At his 60th birthday party, Sandborn’s sister spotted Kelliher leaning on her cane and asked whether she could bring her a chair.
“‘No. You can get me a glass of wine, I’m busy working the room,’” she told him.
Karen O’Shannacery, executive director of the Lookout Emergency Aid Society, said she saw Kelliher lose her cool only once, when Kelliher believed then new mayor Sam Sullivan was dodging commitments to support welfare rates raised and housing improved in the Downtown Eastside.
Pastor Bob Swann of First Baptist Church met Kelliher after he helped open a shelter near St. Paul’s Hospital. He learned from Kelliher how to truly treat everyone with dignity.
“You couldn’t tell who she was talking to… whether they’re homeless or not, or wealthy and have a business, it doesn’t matter. The words are the same, the demeanor is the same,” he said.
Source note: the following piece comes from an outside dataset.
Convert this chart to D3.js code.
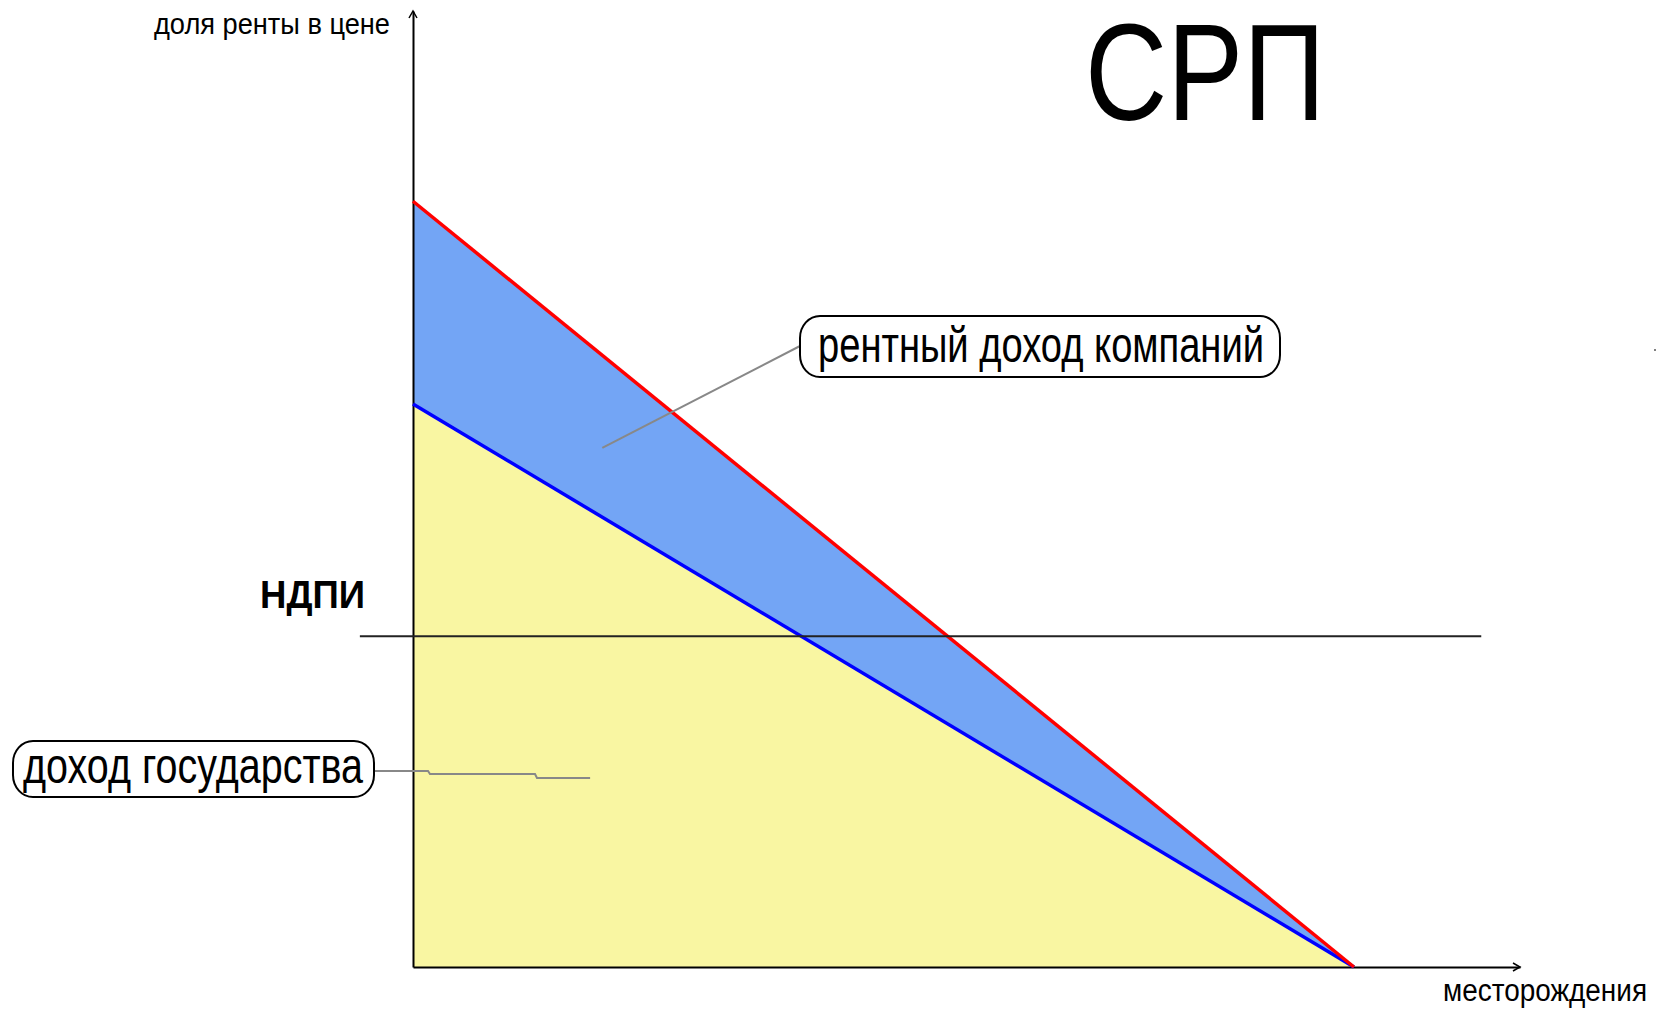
<!DOCTYPE html>
<html>
<head>
<meta charset="utf-8">
<script src="https://cdn.jsdelivr.net/npm/d3@7"></script>
<style>
  body { margin: 0; background: #fff; }
  text { font-family: "Liberation Sans", Arial, sans-serif; fill: #000; }
</style>
</head>
<body>
<div id="container"></div>
<script>
const width = 1661;
const height = 1010;

// data (share of rent in price vs. deposits, arbitrary units 0..100)
const rentLine = [{x: 0, y: 80.1}, {x: 85, y: 0}];      // red: total rent
const stateLine = [{x: 0, y: 58.9}, {x: 85, y: 0}];     // blue: state income
const ndpiLevel = 34.6;
const ndpiExtent = [-4.8, 96.5];
const labels = {
  yAxis: "доля ренты в цене",
  xAxis: "месторождения",
  title: "СРП",
  ndpi: "НДПИ",
  company: "рентный доход компаний",
  state: "доход государства"
};

const svg = d3.select("#container")
  .append("svg")
  .attr("width", width)
  .attr("height", height);

const x = d3.scaleLinear().domain([0, 100]).range([413, 1520]);
const y = d3.scaleLinear().domain([0, 100]).range([967, 11]);

// yellow area: state income
const under = d3.area()
  .x(d => x(d.x))
  .y0(y(0))
  .y1(d => y(d.y));

svg.append("path")
  .datum(stateLine)
  .attr("d", under)
  .attr("fill", "#f9f6a2");

// blue area: company rent between blue and red lines
const band = d3.area()
  .x(d => x(d.x))
  .y0((d, i) => y(stateLine[i].y))
  .y1(d => y(d.y));

svg.append("path")
  .datum(rentLine)
  .attr("d", band)
  .attr("fill", "#73a5f5");

// axes, no ticks
svg.append("g")
  .attr("transform", `translate(${x(0)},0)`)
  .call(d3.axisLeft(y).tickValues([]).tickSizeOuter(0))
  .select(".domain").attr("stroke", "#000").attr("stroke-width", 2);

svg.append("g")
  .attr("transform", `translate(0,${y(0)})`)
  .call(d3.axisBottom(x).tickValues([]).tickSizeOuter(0))
  .select(".domain").attr("stroke", "#000").attr("stroke-width", 2);

// arrow heads
svg.append("path")
  .attr("d", `M${x(0) - 4},${y(100) + 7}L${x(0)},${y(100)}L${x(0) + 4},${y(100) + 7}`)
  .attr("fill", "none").attr("stroke", "#000").attr("stroke-width", 1.5);
svg.append("path")
  .attr("d", `M${x(100) - 7},${y(0) - 4}L${x(100)},${y(0)}L${x(100) - 7},${y(0) + 4}`)
  .attr("fill", "none").attr("stroke", "#000").attr("stroke-width", 1.5);

const line = d3.line().x(d => x(d.x)).y(d => y(d.y));

svg.append("path")
  .datum(stateLine)
  .attr("d", line)
  .attr("fill", "none")
  .attr("stroke", "#0000ff")
  .attr("stroke-width", 3.5);

svg.append("path")
  .datum(rentLine)
  .attr("d", line)
  .attr("fill", "none")
  .attr("stroke", "#ff0000")
  .attr("stroke-width", 3.5);

// НДПИ level
svg.append("line")
  .attr("x1", x(ndpiExtent[0]))
  .attr("x2", x(ndpiExtent[1]))
  .attr("y1", y(ndpiLevel))
  .attr("y2", y(ndpiLevel))
  .attr("stroke", "#222")
  .attr("stroke-width", 2);

svg.append("text")
  .attr("x", 260).attr("y", 608)
  .attr("font-size", 39).attr("font-weight", "bold")
  .attr("textLength", 105).attr("lengthAdjust", "spacingAndGlyphs")
  .text(labels.ndpi);

// titles
svg.append("text")
  .attr("x", 1085).attr("y", 120)
  .attr("font-size", 138)
  .attr("textLength", 240).attr("lengthAdjust", "spacingAndGlyphs")
  .text(labels.title);

svg.append("text")
  .attr("x", 154).attr("y", 34)
  .attr("font-size", 30)
  .attr("textLength", 236).attr("lengthAdjust", "spacingAndGlyphs")
  .text(labels.yAxis);

svg.append("text")
  .attr("x", 1443).attr("y", 1001)
  .attr("font-size", 31)
  .attr("textLength", 204).attr("lengthAdjust", "spacingAndGlyphs")
  .text(labels.xAxis);

// callouts
function callout(box, text, leader) {
  svg.append("path")
    .attr("d", d3.line()(leader))
    .attr("fill", "none")
    .attr("stroke", "#888")
    .attr("stroke-width", 2);
  svg.append("rect")
    .attr("x", box.x).attr("y", box.y)
    .attr("width", box.w).attr("height", box.h)
    .attr("rx", 20).attr("ry", 22)
    .attr("fill", "#fff")
    .attr("stroke", "#000")
    .attr("stroke-width", 2);
  svg.append("text")
    .attr("x", box.tx).attr("y", box.ty)
    .attr("font-size", 50)
    .attr("textLength", box.tw).attr("lengthAdjust", "spacingAndGlyphs")
    .text(text);
}

callout({x: 800, y: 316, w: 480, h: 61, tx: 818, ty: 362, tw: 446},
  labels.company,
  [[800, 346], [x(17.1), y(54.3)]]);

callout({x: 13, y: 741, w: 361, h: 56, tx: 23, ty: 783, tw: 340},
  labels.state,
  [[374, 771], [428, 771], [430, 774], [535, 774], [537, 778], [x(16), 778]]);

svg.append("circle").attr("cx", 1655).attr("cy", 350).attr("r", 1).attr("fill", "#555");
</script>
</body>
</html>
During the Woodward’s protest for more affordable housing, many in the encampment caught scabies and those who helped them did, too.
“They live with this stuff. We encounter this stuff maybe once or twice in our lifetime, serving,” Swann said Kelliher reminded everyone.
Swann said the Tuesday night shelter the First Baptist Church started more than 14 years ago near St. Paul’s Hospital has been able to reduce its beds from 36 to 26.
“The numbers on the street who are truly homeless are that much less,” he said. “[But] just as many as ever come for meals.”
Rohrer said at the service that reporters had asked her if Kelliher’s death had left a void.
“There will be no void because we have heard her speak, we know what she said and we are old enough and ugly enough to do it ourselves,” Rohrer said.